#### Short problem
Give back exactly the lines from the beginning of the listing below to the line holding "edges = list(range(0, 46))", both ends included; the pictures stay out.

#### Material provided

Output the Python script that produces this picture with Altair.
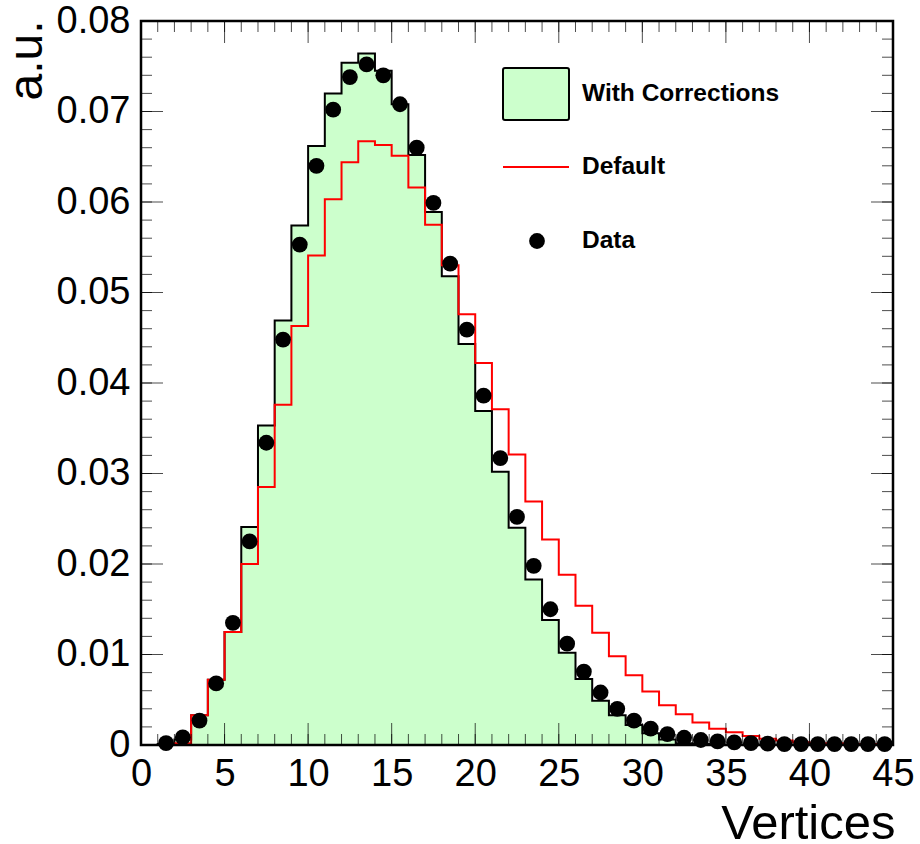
import altair as alt
import pandas as pd

# Number of reconstructed vertices, one bin per unit from 0 to 45
edges = list(range(0, 46))

# Normalised simulation with corrections (filled histogram)
with_corrections = [
    0.0, 0.0001, 0.0006, 0.0033, 0.0072, 0.0125, 0.0241, 0.0353, 0.0469, 0.0574,
    0.0662, 0.0720, 0.0754, 0.0764, 0.0745, 0.0708, 0.0652, 0.0589, 0.0518, 0.0443,
    0.0369, 0.0302, 0.0240, 0.0183, 0.0138, 0.0102, 0.0073, 0.0049, 0.0033, 0.0022,
    0.0013, 0.0006, 0.0002, 0.0001, 0.0, 0.0, 0.0, 0.0, 0.0, 0.0,
    0.0, 0.0, 0.0, 0.0, 0.0,
]

# Normalised default simulation (red outline)
default = [
    0.0, 0.0, 0.0002, 0.0033, 0.0072, 0.0125, 0.0200, 0.0285, 0.0376, 0.0463,
    0.0541, 0.0603, 0.0644, 0.0667, 0.0663, 0.0651, 0.0616, 0.0575, 0.0530, 0.0476,
    0.0422, 0.0371, 0.0321, 0.0269, 0.0227, 0.0188, 0.0154, 0.0124, 0.0098, 0.0077,
    0.0059, 0.0044, 0.0034, 0.0025, 0.0018, 0.0014, 0.0010, 0.0007, 0.0005, 0.0003,
    0.0002, 0.0002, 0.0001, 0.0001, 0.0001,
]

# Normalised data (markers at bin centres, empty first bin)
data_values = [
    None, 0.0002, 0.00085, 0.0027, 0.0068, 0.0135, 0.0225, 0.0334, 0.0448, 0.0553,
    0.0640, 0.0702, 0.0738, 0.0752, 0.0740, 0.0708, 0.0660, 0.0599, 0.0532, 0.0459,
    0.0386, 0.0317, 0.0252, 0.0198, 0.0150, 0.0112, 0.0081, 0.0058, 0.0040, 0.0027,
    0.0018, 0.0012, 0.0008, 0.00055, 0.0004, 0.0003, 0.0002, 0.00015, 0.0001, 0.0001,
    0.0001, 0.0001, 0.0001, 0.0001, 0.0001,
]

legend_labels = ["With Corrections", "Default", "Data"]

x_range = [0, 45]
y_range = [0.0, 0.08]
x_major = list(range(0, 46, 5))
x_minor = list(range(0, 46))
y_major = [round(0.01 * i, 2) for i in range(9)]
y_minor = [round(0.002 * i, 3) for i in range(41)]

W, H = 752, 724
FONT = "Liberation Sans"
GREEN = "#ccffcc"
RED = "#ff0000"

hist = pd.DataFrame({
    "edge": edges,
    "corr": with_corrections + [with_corrections[-1]],
    "default": default + [default[-1]],
})
points = pd.DataFrame({
    "center": [i + 0.5 for i in range(len(data_values))],
    "value": data_values,
}).dropna()

xscale = alt.Scale(domain=x_range, nice=False, zero=False)
yscale = alt.Scale(domain=y_range, nice=False, zero=True)

x_axis = alt.Axis(
    title="Vertices", values=x_major, format="d",
    ticks=False, tickSize=0, domain=False, grid=False,
    labelFont=FONT, labelFontSize=38, labelColor="black",
    labelPadding=10, labelBaseline="top", labelFlush=False, labelOverlap=False,
    titleFont=FONT, titleFontSize=49, titleFontWeight="normal", titleColor="black",
    titleAlign="right", titleAnchor="end", titleBaseline="alphabetic",
    titleX=W + 2, titleY=93,
)
y_axis = alt.Axis(
    title="a.u.", values=y_major,
    labelExpr="datum.value == 0 ? '0' : format(datum.value, '.2f')",
    ticks=False, tickSize=0, domain=False, grid=False,
    labelFont=FONT, labelFontSize=38, labelColor="black",
    labelPadding=11, labelBaseline="middle", labelFlush=False, labelOverlap=False,
    titleFont=FONT, titleFontSize=48, titleFontWeight="normal", titleColor="black",
    titleAngle=270, titleAlign="right", titleAnchor="end", titleBaseline="alphabetic",
    titleX=-100, titleY=-1,
)


def X(field):
    return alt.X(field, type="quantitative", scale=xscale, axis=x_axis)


def Y(field):
    return alt.Y(field, type="quantitative", scale=yscale, axis=y_axis)


hist_base = alt.Chart(hist)
fill = hist_base.mark_area(interpolate="step-after", color=GREEN).encode(x=X("edge"), y=Y("corr"))
outline = hist_base.mark_line(interpolate="step-after", color="black", strokeWidth=2).encode(
    x=X("edge"), y=Y("corr"))
red = hist_base.mark_line(interpolate="step-after", color=RED, strokeWidth=2).encode(
    x=X("edge"), y=Y("default"))
dots = alt.Chart(points).mark_circle(size=250, color="black", opacity=1).encode(
    x=X("center"), y=Y("value"))

# Frame around the plotting area
frame_df = pd.DataFrame({"x0": [x_range[0]], "x1": [x_range[1]], "y0": [y_range[0]], "y1": [y_range[1]]})
frame = alt.Chart(frame_df).mark_rect(fill=None, stroke="black", strokeWidth=2.5).encode(
    x=X("x0"), x2="x1", y=Y("y0"), y2="y1")


# Inward-pointing ticks on all four sides
def xticks(values, at, length, down):
    df = pd.DataFrame({"t": values, "pos": [at] * len(values)})
    return alt.Chart(df).mark_tick(
        orient="vertical", size=length, thickness=1, color="black",
        yOffset=(length / 2 if down else -length / 2),
    ).encode(x=X("t"), y=Y("pos"))


def yticks(values, at, length, left):
    df = pd.DataFrame({"t": values, "pos": [at] * len(values)})
    return alt.Chart(df).mark_tick(
        orient="horizontal", size=length, thickness=1, color="black",
        xOffset=(-length / 2 if left else length / 2),
    ).encode(y=Y("t"), x=X("pos"))


tick_layers = [
    xticks(x_minor, y_range[0], 11, False), xticks(x_major, y_range[0], 22, False),
    xticks(x_minor, y_range[1], 11, True), xticks(x_major, y_range[1], 22, True),
    yticks(y_minor, x_range[0], 11, False), yticks(y_major, x_range[0], 22, False),
    yticks(y_minor, x_range[1], 11, True), yticks(y_major, x_range[1], 22, True),
]

# Legend
leg_box = alt.Chart(pd.DataFrame({"label": [legend_labels[0]]})).mark_rect(
    fill=GREEN, stroke="black", strokeWidth=2, cornerRadius=2
).encode(x=alt.value(362), x2=alt.value(428), y=alt.value(47), y2=alt.value(99))
leg_line = alt.Chart(pd.DataFrame({"label": [legend_labels[1]]})).mark_rule(
    color=RED, strokeWidth=2
).encode(x=alt.value(362), x2=alt.value(428), y=alt.value(146))
leg_dot = alt.Chart(pd.DataFrame({"label": [legend_labels[2]]})).mark_circle(
    size=250, color="black", opacity=1
).encode(x=alt.value(396), y=alt.value(220))


def leg_text(label, ypix):
    return alt.Chart(pd.DataFrame({"label": [label]})).mark_text(
        align="left", baseline="middle", font=FONT, fontWeight="bold", fontSize=24.5, color="black"
    ).encode(x=alt.value(441), y=alt.value(ypix), text="label:N")


legend = [leg_box, leg_line, leg_dot,
          leg_text(legend_labels[0], 73), leg_text(legend_labels[1], 146), leg_text(legend_labels[2], 220)]

chart = alt.layer(fill, outline, red, dots, frame, *tick_layers, *legend).properties(
    width=W, height=H,
    autosize=alt.AutoSizeParams(type="none"),
    padding={"left": 141, "top": 21, "right": 920 - 141 - W, "bottom": 844 - 21 - H},
    background="white",
).configure_view(stroke=None)

chart.save("out.html", embed_options={"renderer": "svg", "actions": False})
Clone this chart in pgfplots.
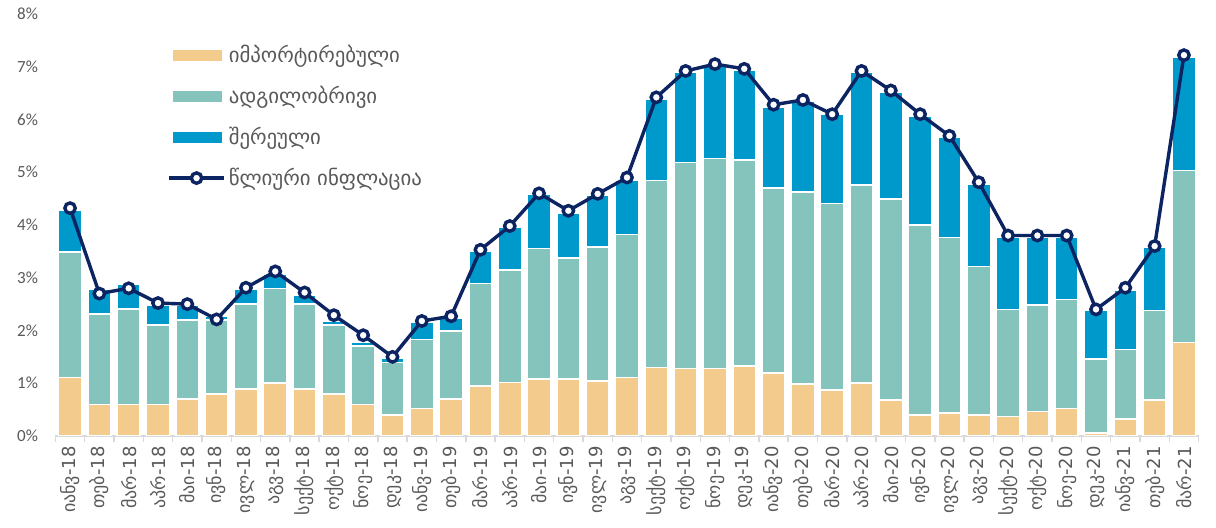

#### Output for this exercise
Output the Python script that produces this picture with Altair.
import altair as alt
import pandas as pd

# Number of reconstructed vertices, one bin per unit from 0 to 45
edges = list(range(0, 46))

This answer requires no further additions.